_Source code of charts_
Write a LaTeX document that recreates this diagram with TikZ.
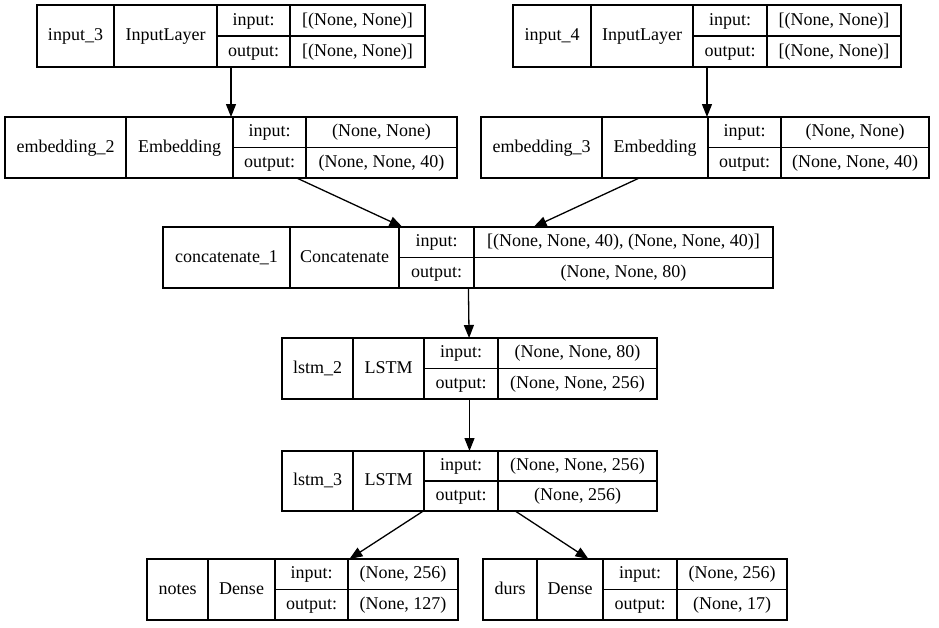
\documentclass[tikz,border=0pt]{standalone}
\usepackage{fontspec}
\setmainfont{Liberation Serif}
\usetikzlibrary{fit,arrows.meta}
\tikzset{
  layerbox/.style={draw, line width=1.3pt, inner sep=0pt, outer sep=0pt},
  cellline/.style={line width=1.3pt},
  celltext/.style={inner sep=0pt, font=\fontsize{18}{22}\selectfont, text height=12.6pt, text depth=3.6pt},
  edge/.style={line width=1.3pt, -{Triangle[length=13pt,width=10pt]}},
}
\def\getxs#1,#2,#3,#4,#5\relax{\def\xA{#1}\def\xB{#2}\def\xC{#3}\def\xD{#4}\def\xE{#5}}
\def\getys#1,#2\relax{\def\yT{#1}\def\yB{#2}}
\newcommand\layer[7]{%
  \getxs#2\relax \getys#3\relax
  \pgfmathsetmacro\yM{(\yT+\yB)/2}%
  \node[layerbox, fit={(\xA,\yT) (\xE,\yB)}] (#1) {};
  \draw[cellline] (\xB,\yT) -- (\xB,\yB) (\xC,\yT) -- (\xC,\yB) (\xD,\yT) -- (\xD,\yB)
     (\xC,\yM) -- (\xE,\yM);
  \node[celltext] (#1-n) at ({(\xA+\xB)/2},\yM) {#4};
  \node[celltext] (#1-c) at ({(\xB+\xC)/2},\yM) {#5};
  \node[celltext] (#1-i) at ({(\xC+\xD)/2},{(\yT+\yM)/2}) {input:};
  \node[celltext] (#1-o) at ({(\xC+\xD)/2},{(\yM+\yB)/2}) {output:};
  \node[celltext] (#1-iv) at ({(\xD+\xE)/2},{(\yT+\yM)/2}) {#6};
  \node[celltext] (#1-ov) at ({(\xD+\xE)/2},{(\yM+\yB)/2}) {#7};
}
\begin{document}
\begin{tikzpicture}[x=1pt,y=-1pt]
\fill[white] (0,0) rectangle (939,627);
\useasboundingbox (0,0) rectangle (939,627);
\layer{in3}{37,114,217,290,425}{5,67}{input\_3}{InputLayer}{[(None, None)]}{[(None, None)]}
\layer{in4}{513,591,693,767,901}{5,67}{input\_4}{InputLayer}{[(None, None)]}{[(None, None)]}
\layer{emb2}{5,126,233,306,457}{117,178}{embedding\_2}{Embedding}{(None, None)}{(None, None, 40)}
\layer{emb3}{481,602,708,781,929}{117,178}{embedding\_3}{Embedding}{(None, None)}{(None, None, 40)}
\layer{cat}{163,290,399,474,773}{227,288}{concatenate\_1}{Concatenate}{[(None, None, 40), (None, None, 40)]}{(None, None, 80)}
\layer{lstm2}{282,353,424,498,657}{338,399}{lstm\_2}{LSTM}{(None, None, 80)}{(None, None, 256)}
\layer{lstm3}{282,353,424,498,657}{451,511}{lstm\_3}{LSTM}{(None, None, 256)}{(None, 256)}
\layer{notes}{147,208,275,348,458}{559,620}{notes}{Dense}{(None, 256)}{(None, 127)}
\layer{durs}{483,537,603,677,787}{559,620}{durs}{Dense}{(None, 256)}{(None, 17)}
\draw[edge] (in3) -- (emb2);
\draw[edge] (in4.south) -- (in4.south |- emb3.north);
\draw[edge] (emb2) -- (cat);
\draw[edge] (emb3) -- (cat);
\draw[edge] (cat) -- (lstm2);
\draw[edge] (lstm2) -- (lstm3);
\draw[edge] (lstm3) -- (notes);
\draw[edge] (lstm3) -- (durs);
\end{tikzpicture}
\end{document}
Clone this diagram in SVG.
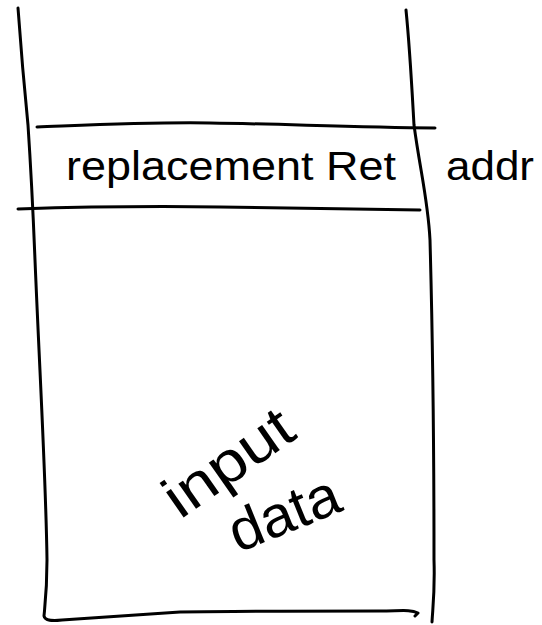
<svg xmlns="http://www.w3.org/2000/svg" width="542" height="625" viewBox="0 0 542 625">
  <style>
    .ink { fill: none; stroke: #000; stroke-width: 3; stroke-linecap: round; stroke-linejoin: round; }
    .hand { font-family: "Liberation Sans", "DejaVu Sans", sans-serif; fill: #000; }
  </style>
  <rect width="542" height="625" fill="#fff"/>

  <!-- stack frame outline -->
  <g id="stack">
    <path class="ink" d="M18,8 C21,50 25,95 28,125 C31,170 33,210 35,260 C40,380 46,480 47,560 C47,590 45,605 44,616 C45,621 52,621 62,620 C120,616 160,613 180,612 C240,611 320,611 380,611 C400,611 410,609 418,613 L415,616"/>
    <path class="ink" d="M406,10 C410,50 412,90 414,125 C420,170 428,200 430,240 C433,350 434,450 434,560 C435,590 433,605 432,622"/>
  </g>

  <!-- return address slot -->
  <g id="ret-slot">
    <path class="ink" d="M37,127 C90,125 150,122 210,123 C280,124 350,127 435,128"/>
    <path class="ink" d="M18,209 C80,207 150,206 220,207 C300,208 360,209 420,210"/>
    <text class="hand" x="66" y="180" font-size="40" textLength="330" lengthAdjust="spacingAndGlyphs">replacement Ret</text>
    <text class="hand" x="446" y="180" font-size="40" textLength="88" lengthAdjust="spacingAndGlyphs">addr</text>
  </g>

  <!-- input data region -->
  <g id="input-data">
    <text class="hand" font-size="58" textLength="145" lengthAdjust="spacingAndGlyphs" transform="translate(180,520) rotate(-35)">input</text>
    <text class="hand" font-size="58" textLength="115" lengthAdjust="spacingAndGlyphs" transform="translate(238,553) rotate(-22)">data</text>
  </g>
</svg>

_TASK DETAILS_
State the number of lines above that hold the string "this", with nothing added.

_SOLUTION BELOW_
2